Et la population ? eh bien ! voilà précisément ce qui rend la situation paradoxale et ce qui, en même temps, semble autoriser tous les espoirs. Laissons de côté la bourgeoisie : l’autre jour, un homme politique italien en distinguait deux ; il qualifiait l’une d’indifférente et l’autre d’analphabète ; je pense que la première épithète s’applique aux grands propriétaires, toujours absents, et la seconde à leurs fermiers-généraux, qui, s’ils ne savent pas lire, savent fort bien compter. Les deux catégories sont également dépourvues de vertus sociales et par conséquent d’intérêt. Au contraire, les paysans, — qu’il faut nommer ainsi, bien qu’ils habitent dans les villes, — possèdent des qualités rares et précieuses. Sobres, laborieux, courageux, intelligents, il leur manque ce que la nature toute seule ne donne pas : l’instruction, l’ordre, la méthode.

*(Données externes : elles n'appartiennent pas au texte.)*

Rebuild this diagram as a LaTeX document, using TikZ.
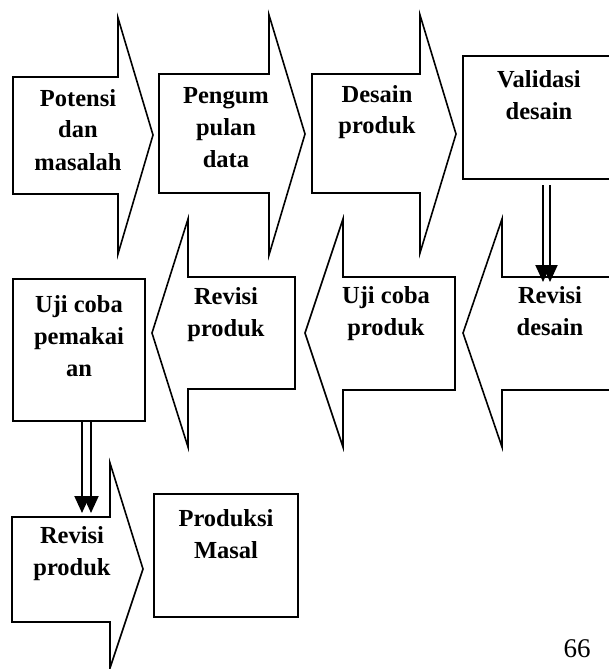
\documentclass[tikz,border=0pt]{standalone}
\usepackage{fontspec}
\setmainfont{Liberation Serif}
\usetikzlibrary{arrows.meta}
\begin{document}
\begin{tikzpicture}[x=1pt,y=-1pt,
  shp/.style={draw=black,line width=1.6pt,fill=white,line join=miter},
  boxn/.style={draw=black,line width=2.2pt,fill=white,rectangle,inner sep=0pt,outer sep=0pt,anchor=north west},
  lbl/.style={inner sep=0pt,anchor=base,font=\bfseries\fontsize{24.5}{32}\selectfont},
  dbl/.style={line width=2pt,-{Triangle[length=17pt,width=15pt]}}]
\useasboundingbox (0,0) rectangle (609,669);
\clip (0,0) rectangle (609,669);
% row 1
\draw[shp] (13,77) -- (118,77) -- (118,18) -- (153,135) -- (118,254) -- (118,194) -- (13,194) -- cycle;
\draw[shp] (159,74) -- (269,74) -- (269,15) -- (305,134) -- (269,255) -- (269,193) -- (159,193) -- cycle;
\draw[shp] (312,74) -- (420,74) -- (420,15) -- (456,134) -- (420,253) -- (420,193) -- (312,193) -- cycle;
\node[boxn,minimum width=150pt,minimum height=123pt] (val) at (463,56) {};
\node[lbl] (t1) at (78,106) {\begin{tabular}[t]{@{}c@{}}Potensi\\dan\\masalah\end{tabular}};
\node[lbl] (t2) at (226,103) {\begin{tabular}[t]{@{}c@{}}Pengum\\pulan\\data\end{tabular}};
\node[lbl] (t3) at (377,102) {\begin{tabular}[t]{@{}c@{}}Desain\\produk\end{tabular}};
\node[lbl] (t4) at (539,88) {\begin{tabular}[t]{@{}c@{}}Validasi\\desain\end{tabular}};
% row 2
\draw[shp] (152,333) -- (188,219) -- (188,277) -- (295,277) -- (295,389) -- (188,389) -- (188,447) -- cycle;
\draw[shp] (305,333) -- (343,219) -- (343,277) -- (455,277) -- (455,390) -- (343,390) -- (343,447) -- cycle;
\draw[shp] (463,333) -- (502,219) -- (502,277) -- (628,277) -- (628,390) -- (502,390) -- (502,447) -- cycle;
\node[boxn,minimum width=132pt,minimum height=142pt] (uji) at (13,279) {};
\node[lbl] (t5) at (79,312) {\begin{tabular}[t]{@{}c@{}}Uji coba\\pemakai\\an\end{tabular}};
\node[lbl] (t6) at (226,304) {\begin{tabular}[t]{@{}c@{}}Revisi\\produk\end{tabular}};
\node[lbl] (t7) at (386,303) {\begin{tabular}[t]{@{}c@{}}Uji coba\\produk\end{tabular}};
\node[lbl] (t8) at (550,303) {\begin{tabular}[t]{@{}c@{}}Revisi\\desain\end{tabular}};
% row 3
\draw[shp] (12,517) -- (110,517) -- (110,463) -- (143,569) -- (110,668) -- (110,622) -- (12,622) -- cycle;
\node[boxn,minimum width=144pt,minimum height=123pt] (prod) at (154,494) {};
\node[lbl] (t9) at (72,543) {\begin{tabular}[t]{@{}c@{}}Revisi\\produk\end{tabular}};
\node[lbl] (t10) at (226,526) {\begin{tabular}[t]{@{}c@{}}Produksi\\Masal\end{tabular}};
% connectors
\coordinate (rd1) at (543,282);
\coordinate (rd2) at (550,282);
\coordinate (rp1) at (82,513);
\coordinate (rp2) at (91,513);
\draw[dbl] ([xshift=5pt,yshift=-6pt]val.south) -- (rd1);
\draw[dbl] ([xshift=12pt,yshift=-6pt]val.south) -- (rd2);
\draw[dbl] ([xshift=3pt]uji.south) -- (rp1);
\draw[dbl] ([xshift=12pt]uji.south) -- (rp2);
% page number
\node[inner sep=0pt,anchor=base,font=\fontsize{27}{30}\selectfont] (pg) at (577,657) {66};
\end{tikzpicture}
\end{document}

La Sicile compte encore 40 p. 100 d’illettrés : elle en a eu jusqu’à 80 p. 100. Souvent une misère profonde. Mais ces ignorants et ces misérables vivent avec une honnêteté, une dignité qui commandent le respect. La plupart des familles sont très nombreuses ; il y a des villes où le nombre annuel des naissances est deux fois supérieur à celui des décès. Malgré des conditions matérielles déplorables, la pureté des mœurs, l’intégrité du foyer domestique, la discipline familiale sont exemplaires. « Appelé à confesser un pauvre homme gravement blessé par accident, me racontait le curé de X... je lui demandai : Tu n’as pas eu de relations avec d’autres femmes que la tienne ? Il me regarda d’un air scandalisé, presque indigné, et répondit : mai ! (jamais) »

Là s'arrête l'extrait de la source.